Paris, seen through the rose-tinted glasses of Hollywood, is the city of love. How did this come to be? And what does this image hide? Across the modern period, shopping and women’s work were sexualized, prostitution was normalized, regulated, and made “safe” for bourgeois clients, nude women performed on music hall stages, gay cultures emerged in new commercial venues, and working women went on strike for their rights. This class will examine how sexual commerce shaped the identity of the city, how the commercial spaces of the city shaped sexual identities, and how discourses about sexuality contributed to the legitimation of capitalism. We will engage with topics ranging from the construction of gender difference and the emergence of mass media to the relationship between the expansion of global capitalism and the rise of moral panics.
Course Goals
Over the course of the quarter, we will explore what it means to think like a historian, practicing the art of analyzing primary sources (together in class and then alone in a midterm essay) and working them into historical narratives (again first in class, and then, in podcast form, in final projects).
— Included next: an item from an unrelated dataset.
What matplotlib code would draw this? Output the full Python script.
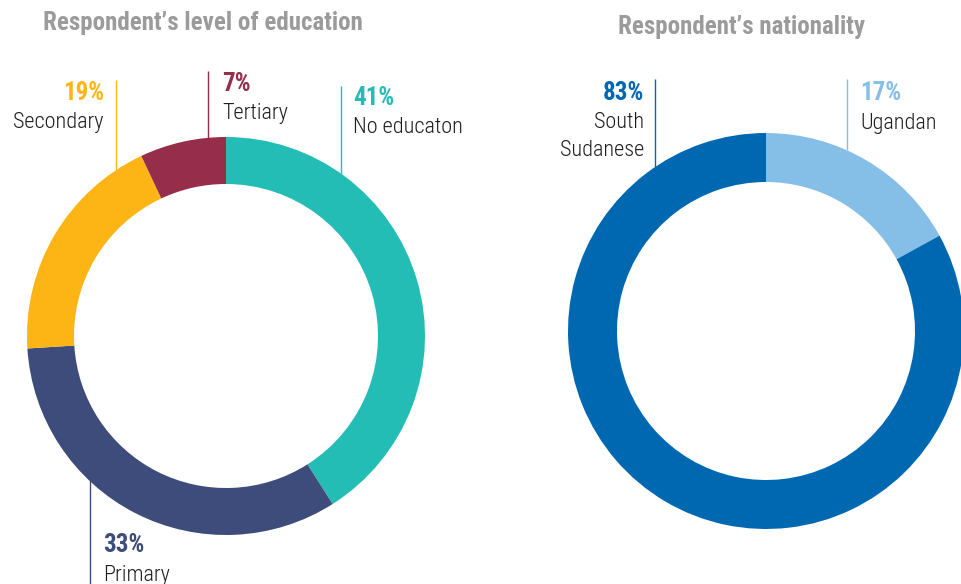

In doing so, we will learn not only how to question received narratives, but to see just how much point of view changes the history we tell and just how hard it is to capture history’s complexities in a single story. While learning to think about history differently, I also hope that you will come away from this class with some idea about what happened in Paris since 1750, the role gender, sex, and commerce played in this history, as well as how it relates to contemporary life.